Sarah Bassler Millar and Dawn Sellstrom Article Published in Health Law Reporter
Chicago partner Sarah Bassler Millar and counsel Dawn Sellstrom published an article in Health Law Reporter, titled, “Final Wellness Program Rules Bring Health Care Employers New Challenges and Opportunities to Promote Employee Wellness.”
Health care providers, as employers, have been on the leading edge of encouraging healthier lifestyles and wellness among their employees. Some health care providers have also leveraged successful employee wellness programs into new service lines by providing non-health care employers wellness program services. In light of new regulatory guidance, these wellness programs must be re-evaluated and updated.

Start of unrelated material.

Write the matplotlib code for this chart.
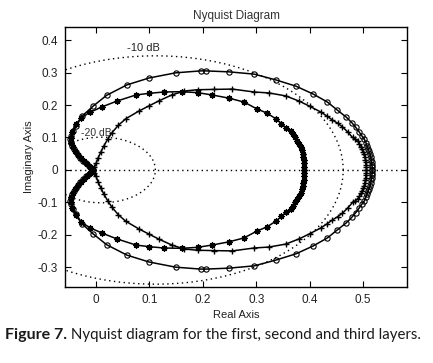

The Department of Health and Human Services, Department of Labor and Department of the Treasury recently released final regulations clarifying and amending standards for non-discriminatory wellness programs to reflect changes to existing provisions made by the patient Protections and Affordable Care Act of 2010. The final regulations apply to all group health plans and group health insurance coverage for plans years beginning on or after January 1, 2014.
The Health Insurance Portability and Accountability Act of 1996 (HIPAA) generally prohibits group health plans and group health insurance issuers from discriminating against individual participants based on health factors. However, wellness programs designed to promote health or prevent disease are excepted from the HIPAA nondiscrimination provisions if they meet certain conditions.
The 2014 final rules maintain the two categories of programs established in the 2006 rules: participatory wellness programs and health-contingent wellness programs.
Participatory wellness programs do not require an individual to satisfy a standard related to a health factor as a condition for obtaining a reward. Health-contingent wellness programs require individuals to satisfy a standard related to a health factor as a condition for obtaining a reward. Health-contingent wellness programs are further divided into activity-only programs and outcome-based programs. Each type of health-contingent program must meet certain requirements to be exempt from HIPAA nondiscrimination provisions.
Sarah and Dawn advise that this is a good time for employers to consider their wellness programs in light of new standards under the 2014 final rules.